Enfin, pour l’organisation se pose le problème du partage d’un minimum de désir commun, c’est-à-dire du souci d’aller dans une direction commune, d’espérer un minimum d’avenir commun. Les organisations aiment aujourd’hui parler de sens, c’est peut-être une manière de le dire. Mais il ne peut y avoir d’équipe qu’avec cette espérance partiellement partagée.
Le travail
Il est un troisième point fixe concernant le travail collectif, quel que soit le statut, salarial ou non, et il concerne la notion même de travail qui demeure en permanence à penser quelles qu’en soient les modalités juridiques.

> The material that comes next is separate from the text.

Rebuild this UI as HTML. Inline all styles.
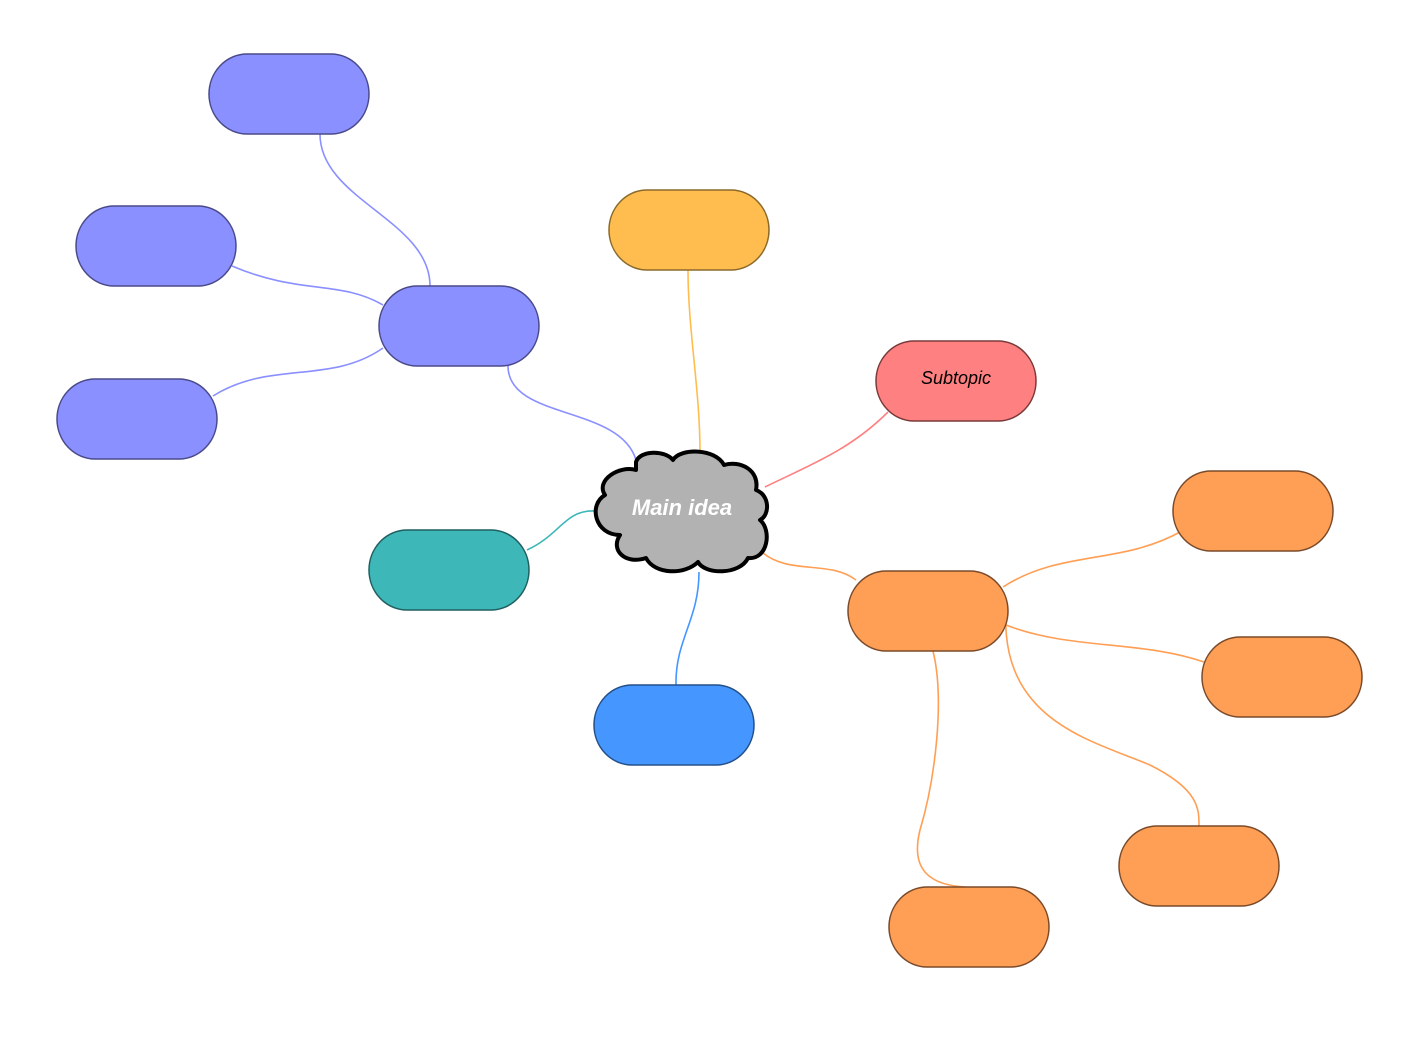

En un mot, en abordant le travail humain on ne devrait jamais oublier qu’il ne se suffit pas à lui-même et qu’il y a toujours un « au-delà » de ce travail.
Au-delà du droit, des règles, de la bureaucratie envahissante, il y a un service à rendre, une valeur à apporter à quelqu’un, une raison d’être à honorer : il est trop facile de l’oublier et de cantonner le travail à ces normes ou à des listes de compétences, même si d’aucuns (employeurs et employés) rêvent parfois d’un travail où la dimension personnelle aurait disparu.
Au-delà de celui qui travaille il y a les autres, les collègues, les clients et en aucun cas une approche uniquement individuelle du travail ne peut suffire. On ne peut donc se satisfaire d’une approche de l’activité professionnelle cantonnée à l’expérience individuelle, uniquement mesurée à l’aune de l’émotion de celui qui témoigne et revendique.
Enfin, le travail au sein d’une organisation ne peut être abordé avec la référence unique d’une profession, d’un objectif ou d’une culture organisationnelle. Trop longtemps les spécialistes du travail l’ont examiné comme objet de laboratoire sous leur microscope : le travail, surtout maintenant qu’il est devenu second (pas secondaire) pour beaucoup, ne peut faire l’économie de prendre en compte la société qui l’entoure.